Even politically, while Prime Minister Fumio Kishida has endorsed Web3 as part of his “new capitalism” vision, legislative progress remains slow. Recent proposals—like allowing VC funds to hold digital assets directly—are positive steps but not yet transformative.
Frequently Asked Questions (FAQ)
Q: Is cryptocurrency legal in Japan?
A: Yes. Cryptocurrencies are legally recognized under the Payment Services Act. Exchanges must register with the FSA and comply with AML/KYC rules.
Q: How are crypto gains taxed in Japan?
A: Crypto profits are classified as miscellaneous income and taxed at progressive rates up to 55%, including local taxes.
Q: Can Japanese investors use Binance or other foreign exchanges?

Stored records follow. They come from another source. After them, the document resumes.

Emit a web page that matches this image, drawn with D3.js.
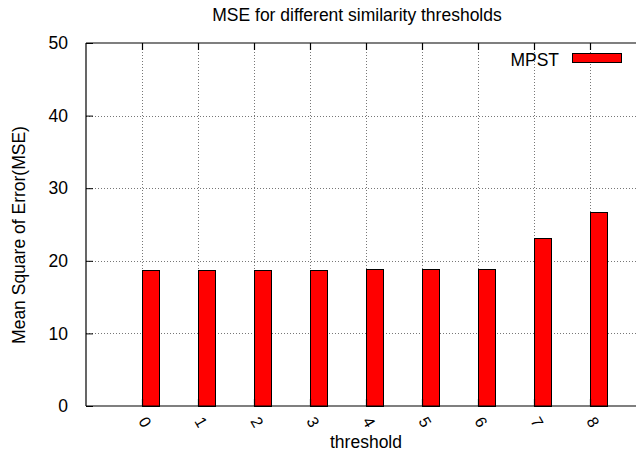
<!DOCTYPE html>
<html><head><meta charset="utf-8">
<script src="https://cdn.jsdelivr.net/npm/d3@7"></script>
<style>body{margin:0;background:#fff}svg{display:block;font-family:"Liberation Sans",Arial,sans-serif}</style>
</head><body>
<script>
const categories = ["0","1","2","3","4","5","6","7","8"];
const mpst = [18.8, 18.8, 18.8, 18.8, 18.9, 18.9, 18.9, 23.1, 26.75];
const yTicks = [0, 10, 20, 30, 40, 50];
const seriesName = "MPST";

const W = 636, H = 457;
const svg = d3.select("body").append("svg").attr("width", W).attr("height", H);
const pLeft = 86, pTop = 43, pBottom = 406, pRight = 636;

const x = d3.scaleLinear().domain([-1, 9]).range([pLeft, pLeft + 560]);
const y = d3.scaleLinear().domain([0, 50]).range([pBottom, pTop]);

// grid
const grid = svg.append("g").attr("stroke", "#777").attr("stroke-dasharray", "1,2").attr("stroke-width", 1);
yTicks.slice(1, -1).forEach(t => {
  grid.append("line").attr("x1", pLeft).attr("x2", pRight).attr("y1", Math.round(y(t)) + 0.5).attr("y2", Math.round(y(t)) + 0.5);
});
categories.forEach((c, i) => {
  grid.append("line").attr("x1", Math.round(x(i)) + 0.5).attr("x2", Math.round(x(i)) + 0.5).attr("y1", pTop).attr("y2", pBottom);
});

// bars
svg.append("g").selectAll("rect").data(mpst).join("rect")
  .attr("x", (d, i) => Math.round(x(i)) + 0.5)
  .attr("width", Math.round(x(0.3) - x(0)))
  .attr("y", d => Math.round(y(d)) + 0.5)
  .attr("height", d => Math.round(y(0)) - Math.round(y(d)))
  .attr("fill", "#ff0000").attr("stroke", "#000").attr("stroke-width", 1);

// axes frame
const frame = svg.append("g").attr("stroke", "#000").attr("stroke-width", 1.2);
frame.append("line").attr("x1", pLeft).attr("x2", pRight).attr("y1", pBottom).attr("y2", pBottom);
frame.append("line").attr("x1", pLeft).attr("x2", pRight).attr("y1", pTop).attr("y2", pTop);
frame.append("line").attr("x1", pLeft).attr("x2", pLeft).attr("y1", pTop).attr("y2", pBottom);

// y axis via d3
const yAxis = d3.axisLeft(y).tickValues(yTicks).tickSize(-7).tickPadding(18).tickFormat(d3.format("d"));
const gy = svg.append("g").attr("transform", `translate(${pLeft},0)`).call(yAxis);
gy.select(".domain").remove();
gy.selectAll("text").attr("font-size", 17.5).attr("fill", "#000").attr("font-family", "Liberation Sans, Arial, sans-serif");
gy.selectAll(".tick line").attr("stroke", "#000");

// x ticks (inner) bottom and top
categories.forEach((c, i) => {
  const xx = Math.round(x(i)) + 0.5;
  frame.append("line").attr("x1", xx).attr("x2", xx).attr("y1", pBottom).attr("y2", pBottom - 7);
  frame.append("line").attr("x1", xx).attr("x2", xx).attr("y1", pTop).attr("y2", pTop + 7);
});

// x labels rotated
svg.append("g").selectAll("text").data(categories).join("text")
  .attr("transform", (d, i) => `translate(${x(i) + 3},${422}) rotate(60)`)
  .attr("text-anchor", "middle").attr("dominant-baseline", "central")
  .attr("font-size", 16).text(d => d);

// titles
svg.append("text").attr("x", 357).attr("y", 21).attr("text-anchor", "middle").attr("font-size", 17.5).text("MSE for different similarity thresholds");
svg.append("text").attr("x", 366).attr("y", 448).attr("text-anchor", "middle").attr("font-size", 17.5).text("threshold");
svg.append("text").attr("transform", "translate(25,235) rotate(-90)").attr("text-anchor", "middle").attr("font-size", 17.5).text("Mean Square of Error(MSE)");

// legend
svg.append("text").attr("x", 559).attr("y", 66).attr("text-anchor", "end").attr("font-size", 17.5).text(seriesName);
svg.append("rect").attr("x", 572.5).attr("y", 53.5).attr("width", 49).attr("height", 9).attr("fill", "#ff0000").attr("stroke", "#000");
</script>
</body></html>
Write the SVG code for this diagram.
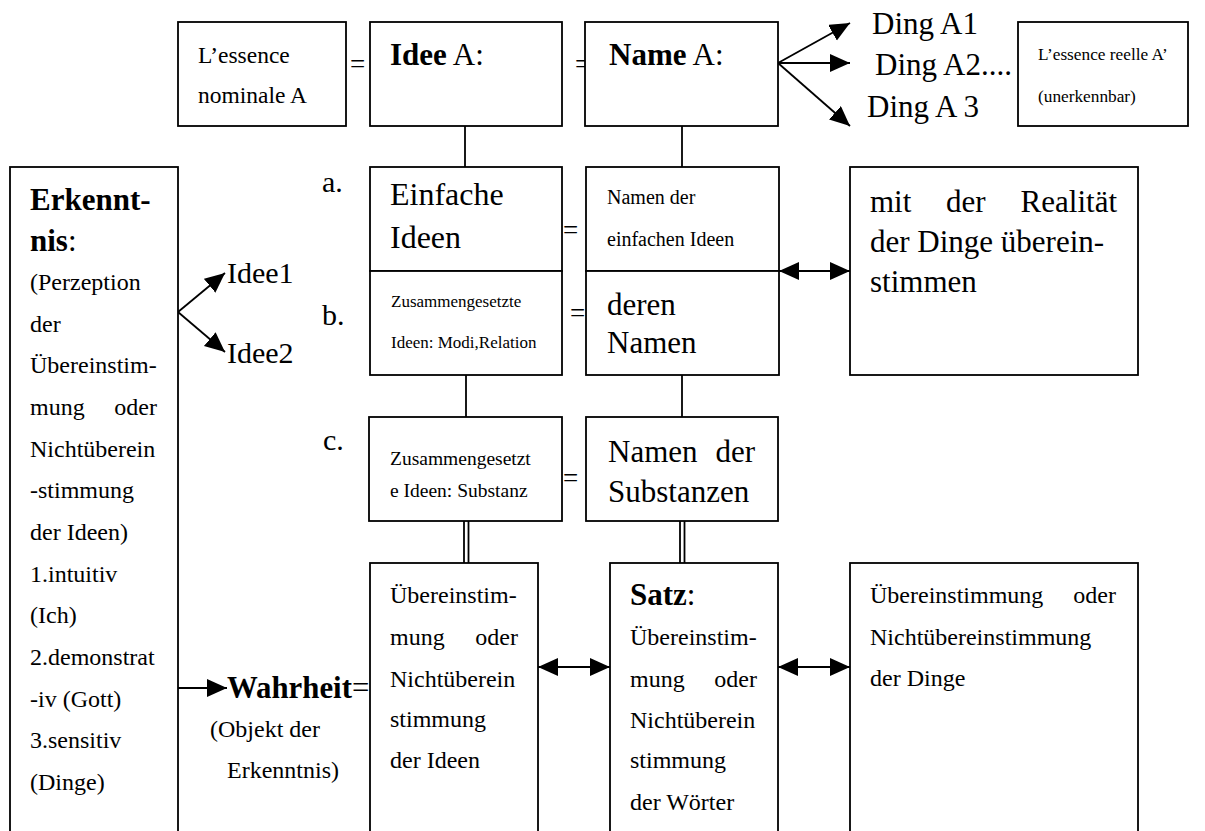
<svg xmlns="http://www.w3.org/2000/svg" width="1205" height="831" viewBox="0 0 1205 831" font-family="'Liberation Serif', 'Times New Roman', serif">
<defs>
<marker id="ah" markerUnits="userSpaceOnUse" markerWidth="22" markerHeight="20" refX="20" refY="9" orient="auto-start-reverse"><path d="M0,0 L20,9 L0,18 z" fill="#000"/></marker>
</defs>
<style>
text{font-family:"Liberation Serif","Times New Roman",serif;fill:#000}
.box{fill:#fff;stroke:#000;stroke-width:1.8}
.ln{stroke:#000;stroke-width:1.8;fill:none}
.arr{stroke:#000;stroke-width:1.8;fill:none;marker-end:url(#ah)}
.dbl{stroke:#000;stroke-width:1.8;fill:none;marker-start:url(#ah);marker-end:url(#ah)}
.L{font-size:31px}
.M{font-size:24px}
.S{font-size:19.5px}
.XS{font-size:17.3px}
.b{font-weight:bold}
</style>
<rect x="0" y="0" width="1205" height="831" fill="#fff"/>
<g id="equals">
<text x="350" y="73" style="font-size:27px">=</text>
<text x="575" y="73" style="font-size:27px">=</text>
<text x="563" y="239" style="font-size:27px">=</text>
<text x="570" y="322" style="font-size:27px">=</text>
<text x="563" y="487" style="font-size:27px">=</text>
</g>
<g id="connectors">
<line class="ln" x1="465" y1="126" x2="465" y2="167"/>
<line class="ln" x1="682" y1="126" x2="682" y2="167"/>
<line class="ln" x1="466" y1="375" x2="466" y2="417"/>
<line class="ln" x1="682" y1="375" x2="682" y2="417"/>
<line class="ln" x1="464" y1="521" x2="464" y2="563"/>
<line class="ln" x1="468.5" y1="521" x2="468.5" y2="563"/>
<line class="ln" x1="680" y1="521" x2="680" y2="563"/>
<line class="ln" x1="684.5" y1="521" x2="684.5" y2="563"/>
<line class="arr" x1="778" y1="63" x2="850" y2="23"/>
<line class="arr" x1="778" y1="63" x2="850" y2="63"/>
<line class="arr" x1="778" y1="63" x2="850" y2="126"/>
<line class="arr" x1="178" y1="312" x2="225" y2="273"/>
<line class="arr" x1="178" y1="312" x2="225" y2="352"/>
<line class="arr" x1="178" y1="688" x2="227" y2="688"/>
<line class="dbl" x1="779" y1="271" x2="850" y2="271"/>
<line class="dbl" x1="538" y1="667" x2="610" y2="667"/>
<line class="dbl" x1="778" y1="667" x2="850" y2="667"/>
</g>
<g id="n_essence_nominale">
<rect class="box" x="178" y="22" width="168" height="104"/>
<text x="198" y="63" style="font-size:23.5px">L’essence</text>
<text x="198" y="103" style="font-size:23.5px">nominale A</text>
</g>
<g id="n_idee_a">
<rect class="box" x="370" y="22" width="192" height="104"/>
<text x="390" y="65" class="L"><tspan class="b">Idee</tspan> A:</text>
</g>
<g id="n_name_a">
<rect class="box" x="585" y="22" width="193" height="104"/>
<text x="609" y="65" class="L"><tspan class="b">Name</tspan> A:</text>
</g>
<g id="n_ding_a1"><text x="872" y="34" class="L">Ding A1</text></g>
<g id="n_ding_a2"><text x="875" y="75" class="L">Ding A2....</text></g>
<g id="n_ding_a3"><text x="867" y="117" class="L">Ding A 3</text></g>
<g id="n_essence_reelle">
<rect class="box" x="1018" y="22" width="170" height="104"/>
<text x="1038" y="60" class="XS">L’essence reelle A’</text>
<text x="1038" y="102" class="XS">(unerkennbar)</text>
</g>
<g id="labels_abc">
<text x="322" y="192" style="font-size:30px">a.</text>
<text x="322" y="325" style="font-size:30px">b.</text>
<text x="323" y="450" style="font-size:30px">c.</text>
</g>
<g id="n_einfache_ideen">
<rect class="box" x="370" y="167" width="192" height="104"/>
<text x="390" y="205" style="font-size:32px">Einfache</text>
<text x="390" y="248" style="font-size:32px">Ideen</text>
</g>
<g id="n_zusammengesetzte_modi">
<rect class="box" x="370" y="271" width="192" height="104"/>
<text x="391" y="307" style="font-size:17px">Zusammengesetzte</text>
<text x="391" y="348" style="font-size:17px">Ideen: Modi,Relation</text>
</g>
<g id="n_namen_einfachen">
<rect class="box" x="586" y="167" width="193" height="104"/>
<text x="607" y="204" style="font-size:20px">Namen der</text>
<text x="607" y="246" style="font-size:20px">einfachen Ideen</text>
</g>
<g id="n_deren_namen">
<rect class="box" x="586" y="271" width="193" height="104"/>
<text x="607" y="315" class="L">deren</text>
<text x="607" y="353" class="L">Namen</text>
</g>
<g id="n_realitaet">
<rect class="box" x="850" y="167" width="288" height="208"/>
<text y="212" class="L"><tspan x="870">mit</tspan><tspan x="946">der</tspan></text>
<text x="1117" y="212" class="L" text-anchor="end">Realität</text>
<text x="870" y="252" class="L">der Dinge überein-</text>
<text x="870" y="292" class="L">stimmen</text>
</g>
<g id="n_zusammengesetzte_substanz">
<rect class="box" x="369" y="417" width="193" height="104"/>
<text x="390" y="465" class="S">Zusammengesetzt</text>
<text x="390" y="497" class="S">e Ideen: Substanz</text>
</g>
<g id="n_namen_substanzen">
<rect class="box" x="586" y="417" width="192" height="104"/>
<text x="608" y="462" class="L">Namen</text>
<text x="755" y="462" class="L" text-anchor="end">der</text>
<text x="608" y="502" class="L">Substanzen</text>
</g>
<g id="n_erkenntnis">
<rect class="box" x="10" y="167" width="168" height="690"/>
<text x="30" y="210" class="L b">Erkennt-</text>
<text x="30" y="251" class="L"><tspan class="b">nis</tspan>:</text>
<g class="M">
<text x="30" y="290">(Perzeption</text>
<text x="30" y="332">der</text>
<text x="30" y="373">Übereinstim-</text>
<text x="30" y="415">mung</text>
<text x="157" y="415" text-anchor="end">oder</text>
<text x="30" y="457">Nichtüberein</text>
<text x="30" y="498">-stimmung</text>
<text x="30" y="540">der Ideen)</text>
<text x="30" y="582">1.intuitiv</text>
<text x="30" y="623">(Ich)</text>
<text x="30" y="665">2.demonstrat</text>
<text x="30" y="707">-iv (Gott)</text>
<text x="30" y="748">3.sensitiv</text>
<text x="30" y="790">(Dinge)</text>
</g>
</g>
<g id="n_idee1"><text x="227" y="283" style="font-size:30px">Idee1</text></g>
<g id="n_idee2"><text x="227" y="363" style="font-size:30px">Idee2</text></g>
<g id="n_wahrheit">
<text x="227" y="698" style="font-size:30.8px"><tspan class="b">Wahrheit</tspan>=</text>
<text x="210" y="737" class="M">(Objekt der</text>
<text x="227" y="778" class="M">Erkenntnis)</text>
</g>
<g id="n_uebereinstimmung_ideen">
<rect class="box" x="370" y="563" width="168" height="300"/>
<g class="M">
<text x="390" y="603">Übereinstim-</text>
<text x="390" y="645">mung</text>
<text x="518" y="645" text-anchor="end">oder</text>
<text x="390" y="687">Nichtüberein</text>
<text x="390" y="727">stimmung</text>
<text x="390" y="768">der Ideen</text>
</g>
</g>
<g id="n_satz">
<rect class="box" x="610" y="563" width="168" height="300"/>
<text x="630" y="605" class="L"><tspan class="b">Satz</tspan>:</text>
<g class="M">
<text x="630" y="645">Übereinstim-</text>
<text x="630" y="687">mung</text>
<text x="757" y="687" text-anchor="end">oder</text>
<text x="630" y="728">Nichtüberein</text>
<text x="630" y="768">stimmung</text>
<text x="630" y="810">der Wörter</text>
</g>
</g>
<g id="n_uebereinstimmung_dinge">
<rect class="box" x="850" y="563" width="288" height="300"/>
<g class="M">
<text x="870" y="603">Übereinstimmung</text>
<text x="1116" y="603" text-anchor="end">oder</text>
<text x="870" y="645">Nichtübereinstimmung</text>
<text x="870" y="686">der Dinge</text>
</g>
</g>
</svg>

A: While not illegal, foreign exchanges are not regulated by the FSA, so users assume higher risk. Some platforms offer localized services compliant with Japanese law.
Q: Are stablecoins legal in Japan?
A: Yes. A 2022 bill legalized yen-pegged stablecoins issued by licensed entities. Foreign-issued stablecoins may soon be permitted under revised FSA rules.
Q: What is Japan doing about NFTs and gaming?
A: The government released an “NFT White Paper” in 2022 outlining strategies for Web3 growth. Companies like SEGA are exploring blockchain gaming, though adoption remains early-stage.
Q: Is Japan developing a central bank digital currency (CBDC)?
A: The Bank of Japan is conducting research and pilot programs but has not committed to issuing a CBDC yet.
Final Outlook
Japan’s crypto market stands at a crossroads. Early leadership has given way to stagnation due to regulation, taxation, and cultural inertia. Yet, its strengths—regulatory clarity, financial infrastructure, IP assets, and quality of life—remain compelling.
For Japan to reclaim relevance in Web3, it must balance investor protection with innovation incentives. Reforming tax policy, streamlining token listings, and fostering developer education could unlock significant potential.
As global Web3 adoption accelerates, Japan may not lead the charge—but with the right adjustments, it can become a trusted, compliant node in the decentralized future.